Democrats voted Saturday to allow South Carolina to hold the party’s first presidential primary next year, ending nearly 50 years of Iowa and New Hampshire leading the party’s nominating season.
Under the new calendar, proposed based on recommendations from President Biden, candidates would face voters in South Carolina on Feb. 3, followed by Nevada and New Hampshire on Feb. 6, then Georgia and Michigan.
Party leaders praised the new calendar, saying it will elevate the voices of Black and Latino voters, and transform the early nominating process to better reflect the demographics of the Democratic Party.
“This calendar reflects the best of who we are as a nation and it sends a powerful message,” said Democratic National Committee Chairman Jaime Harrison. “The Democratic Party looks like America, and so does this proposal.”
As suggested, the plan also allows Biden to reward South Carolina, where his first-place finish in the state’s 2020 Democratic primary helped revive his campaign after losses in Iowa and New Hampshire.
Biden has hinted that he plans to seek reelection. During a speech Friday to Democratic National Committee members he laid out his administration’s accomplishments and said there’s more work to do.
“Let me ask you a simple question: Are you with me?” he said, prompting chants of “Four more years!”
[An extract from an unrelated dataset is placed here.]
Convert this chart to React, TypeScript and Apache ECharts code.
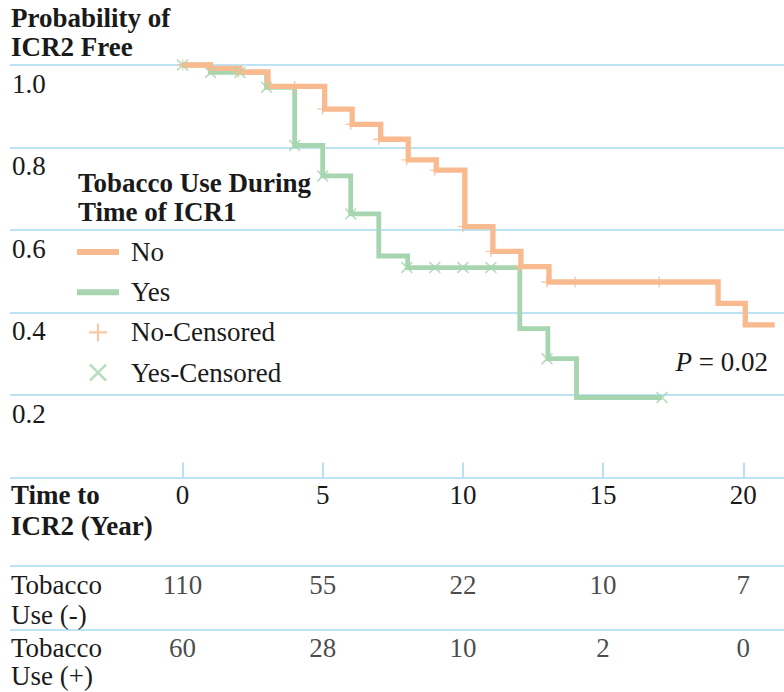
import React, { useEffect, useRef } from 'react';
import * as echarts from 'echarts';

const FONT = '"Liberation Serif", "Times New Roman", Times, serif';
const ORANGE = '#F8BA8E';
const GREEN = '#A6D5AF';
const GRID_BLUE = '#A6DAF1';
const TEXT = '#1a1a1a';

// Kaplan-Meier step curves: time (years) and survival probability from that time onward
const noTimes = [0, 1.0, 2.05, 3.05, 5.07, 6.05, 7.07, 8.05, 9.05, 10.07, 11.07, 12.07, 13.07, 19.1, 20.07, 21.12];
const noProb = [1.0, 0.992, 0.983, 0.948, 0.893, 0.856, 0.82, 0.77, 0.745, 0.608, 0.548, 0.511, 0.474, 0.422, 0.37, 0.37];
const yesTimes = [0, 1.0, 3.0, 4.0, 5.0, 6.0, 7.0, 8.03, 12.03, 13.03, 14.05, 17.1];
const yesProb = [1.0, 0.982, 0.946, 0.805, 0.731, 0.639, 0.537, 0.509, 0.361, 0.288, 0.194, 0.194];

// censored observations
const noCensTimes = [0, 1.0, 2.0, 4.0, 5.0, 6.0, 7.0, 8.0, 9.0, 10.0, 11.0, 12.0, 13.0, 14.0, 17.0];
const noCensProb = [1.0, 0.993, 0.983, 0.948, 0.893, 0.856, 0.82, 0.77, 0.745, 0.608, 0.548, 0.511, 0.474, 0.474, 0.474];
const yesCensTimes = [0, 1.0, 2.05, 3.0, 4.0, 5.0, 6.0, 8.0, 9.0, 10.0, 11.0, 13.0, 17.1];
const yesCensProb = [1.0, 0.982, 0.982, 0.946, 0.805, 0.731, 0.639, 0.509, 0.509, 0.509, 0.509, 0.288, 0.194];

// number-at-risk table
const timeTicks = [0, 5, 10, 15, 20];
const atRiskNo = [110, 55, 22, 10, 7];
const atRiskYes = [60, 28, 10, 2, 0];

const pValueText = '0.02';

const plusPath = 'path://M8.8,0h2.4v20h-2.4zM0,8.8h20v2.4h-20z';
const crossPath = 'path://M2,0L10,8L18,0L20,2L12,10L20,18L18,20L10,12L2,20L0,18L8,10L0,2Z';
const barPath = 'path://M0,0h42v6h-42z';

// table layout (pixel offsets below the time axis)
const TABLE_H = 214.5;
const ROW1_Y = 107.5;
const ROW2_Y = 170.8;
const TABLE_LINES = [88.5, 152];

const X_MIN = -6.15;
const X_MAX = 21.45;

export default function App() {
  const ref = useRef<HTMLDivElement>(null);
  useEffect(() => {
    if (!ref.current) return;
    const chart = echarts.init(ref.current, null, { renderer: 'svg' });
    const txt = { fontFamily: FONT, fontSize: 27, color: TEXT };
    const tableLabel = {
      show: true,
      position: 'inside',
      formatter: (p: any) => String(p.value[2]),
      ...txt,
    };
    chart.setOption({
      animation: false,
      backgroundColor: '#ffffff',
      textStyle: { fontFamily: FONT },
      title: [
        { text: 'Probability of\nICR2 Free', left: 11, top: 3.5, padding: 0, textStyle: { ...txt, fontWeight: 'bold', lineHeight: 29 } },
        { text: 'Tobacco Use During\nTime of ICR1', left: 78, top: 168.5, padding: 0, textStyle: { ...txt, fontWeight: 'bold', lineHeight: 29 } },
        { text: 'Time to\nICR2 (Year)', left: 11, top: 480, padding: 0, textStyle: { ...txt, fontWeight: 'bold', lineHeight: 30.5 } },
        { text: 'Tobacco\nUse (-)', left: 11, top: 570, padding: 0, textStyle: { ...txt, fontWeight: 'normal', lineHeight: 30 } },
        { text: 'Tobacco\nUse (+)', left: 11, top: 634, padding: 0, textStyle: { ...txt, fontWeight: 'normal', lineHeight: 28 } },
        {
          text: '{i|P} = ' + pValueText,
          right: 16,
          top: 349,
          padding: 0,
          textStyle: { ...txt, fontWeight: 'normal', lineHeight: 26, rich: { i: { ...txt, fontStyle: 'italic', lineHeight: 26 } } },
        },
      ],
      legend: {
        orient: 'vertical',
        left: 77,
        top: 238.5,
        padding: 0,
        itemGap: 13.2,
        itemWidth: 42,
        itemHeight: 18,
        selectedMode: false,
        itemStyle: { borderWidth: 0 },
        textStyle: { ...txt, lineHeight: 26, padding: [0, 0, 0, 7] },
        data: [
          { name: 'No', icon: barPath },
          { name: 'Yes', icon: barPath },
          { name: 'No-Censored', icon: plusPath },
          { name: 'Yes-Censored', icon: crossPath },
        ],
      },
      grid: [
        { left: 10, right: 0, top: 65, bottom: TABLE_H },
        { left: 10, right: 0, top: 692 - TABLE_H, height: TABLE_H },
      ],
      xAxis: [
        {
          type: 'value',
          gridIndex: 0,
          min: X_MIN,
          max: X_MAX,
          axisLine: { show: false },
          splitLine: { show: false },
          axisTick: { show: true, inside: true, length: 15, customValues: timeTicks, lineStyle: { color: GRID_BLUE, width: 1.6 } },
          axisLabel: { show: true, customValues: timeTicks, margin: 4.5, lineHeight: 26, ...txt },
        },
        { type: 'value', gridIndex: 1, min: X_MIN, max: X_MAX, show: false },
      ],
      yAxis: [
        {
          type: 'value',
          gridIndex: 0,
          min: 0,
          max: 1,
          interval: 0.2,
          axisLine: { show: false },
          axisTick: { show: false },
          splitLine: { show: true, lineStyle: { color: GRID_BLUE, width: 1.6 } },
          axisLabel: {
            inside: true,
            margin: 2,
            align: 'left',
            verticalAlign: 'top',
            padding: [5.5, 0, 0, 0],
            lineHeight: 26,
            formatter: (v: number) => (v === 0 ? '' : v.toFixed(1)),
            ...txt,
          },
        },
        { type: 'value', gridIndex: 1, min: 0, max: TABLE_H, inverse: true, show: false },
      ],
      series: [
        {
          type: 'line',
          name: 'Yes',
          step: 'end',
          symbol: 'none',
          clip: false,
          z: 2,
          color: GREEN,
          itemStyle: { color: GREEN },
          lineStyle: { color: GREEN, width: 4.8, cap: 'butt', join: 'miter' },
          data: yesTimes.map((t, i) => [t, yesProb[i]]),
        },
        {
          type: 'line',
          name: 'No',
          step: 'end',
          symbol: 'none',
          clip: false,
          z: 3,
          color: ORANGE,
          itemStyle: { color: ORANGE },
          lineStyle: { color: ORANGE, width: 5.3, cap: 'butt', join: 'miter' },
          data: noTimes.map((t, i) => [t, noProb[i]]),
        },
        {
          type: 'scatter',
          name: 'Yes-Censored',
          symbol: crossPath,
          symbolSize: 12,
          clip: false,
          z: 4,
          color: GREEN,
          itemStyle: { color: GREEN },
          data: yesCensTimes.map((t, i) => [t, yesCensProb[i]]),
        },
        {
          type: 'scatter',
          name: 'No-Censored',
          symbol: plusPath,
          symbolSize: 11,
          clip: false,
          z: 5,
          color: ORANGE,
          itemStyle: { color: ORANGE },
          data: noCensTimes.map((t, i) => [t, noCensProb[i]]),
        },
        {
          type: 'scatter',
          name: 'At risk (-)',
          xAxisIndex: 1,
          yAxisIndex: 1,
          symbolSize: 1,
          silent: true,
          itemStyle: { color: 'rgba(0,0,0,0)' },
          label: tableLabel,
          data: timeTicks.map((t, i) => [t, ROW1_Y, atRiskNo[i]]),
          markLine: {
            silent: true,
            symbol: ['none', 'none'],
            label: { show: false },
            lineStyle: { color: GRID_BLUE, width: 1.6, type: 'solid' },
            data: TABLE_LINES.map((y) => ({ yAxis: y })),
          },
        },
        {
          type: 'scatter',
          name: 'At risk (+)',
          xAxisIndex: 1,
          yAxisIndex: 1,
          symbolSize: 1,
          silent: true,
          itemStyle: { color: 'rgba(0,0,0,0)' },
          label: tableLabel,
          data: timeTicks.map((t, i) => [t, ROW2_Y, atRiskYes[i]]),
        },
      ],
    });
    return () => chart.dispose();
  }, []);
  return <div ref={ref} style={{ position: 'fixed', left: 0, top: 0, width: 784, height: 692 }} />;
}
The president isn’t likely to face a competitive primary challenge. Some Democrats who might have run against him, including California Gov. Gavin Newsom and Sen. Bernie Sanders (I-Vt.) have said they won’t get in the race if Biden runs.
Some have criticized Biden for handpicking the states in which he’d need to campaign to seek reelection. Supporters of the president say now — ahead of what could be an uneventful primary — is the best time to overhaul the schedule.
Whether the presidential primary calendar plays out the way Democrats intend it to is another matter.
Republicans have already selected Iowa, New Hampshire, South Carolina and Nevada to hold their early elections. Republican leaders in both New Hampshire and Georgia have said they won’t hold separate primaries.
Under Democratic Party rules, no state or territory is allowed to hold a presidential nominating contest before March unless granted a waiver by the national party. For nearly 50 years, Iowa and New Hampshire have held the first caucus and primary. In 2008, Nevada and South Carolina were added to the early window.
In recent cycles, the waiver process was straightforward for the traditional early states, despite longstanding complaints about Iowa’s complex caucus system and its continued elevated status alongside New Hampshire.
Iowa’s fate was likely sealed in 2020, when state Democrats rolled out a buggy app and failed to deliver election results on time. Saturday’s vote means Iowa Democrats will have to hold their caucus no earlier than March to avoid sanctions from the national party.
New Hampshire hasn’t fared much better. Technically, New Hampshire was demoted from the first-in-the-nation primary state to tied for second with Nevada, but only if Republican Gov. Chris Sununu and the state’s GOP-led legislature decide to expand mail voting and repeal a state law that protects the coveted status of the state’s presidential primary.
Sununu, who is considering running for president, has made clear he has no intention of helping Democrats implement their calendar.
“We’re going first no matter what,” he told USA Today last month, accusing the Democratic Party of trying to “manipulate the system” to help Biden.
New Hampshire Democrats have defended their traditional role in the primaries, stressing that the state’s small size, cheap media markets and engaged voters make it an ideal place for candidates to try their luck. But they have also pointed to their inability to change state law.
“We’re in an impossible, no-win position,” New Hampshire Democratic Party Chairman Raymond Buckley told reporters Friday ahead of the vote. “We cannot unilaterally change state law.”
Buckley said New Hampshire Democrats are ready to face whatever punishment the national party places on the state, as long as it doesn’t hurt their candidates running in less prominent races next year.
Since 1975, state law in New Hampshire has required its secretary of state to set the date of the presidential primary one week prior to any similar contest — meaning after the Iowa caucus, but before contests held in any other primary states.
The influence of that law, however, is limited to the Granite State. Democratic National Committee members say the party, not individual states, control the nominating contest. Saturday’s vote is seen as a step toward making the nominating process more accessible to other states. States were able to apply for the early window spots and will have a chance to apply to lead the calendar in the 2028 presidential cycle as well.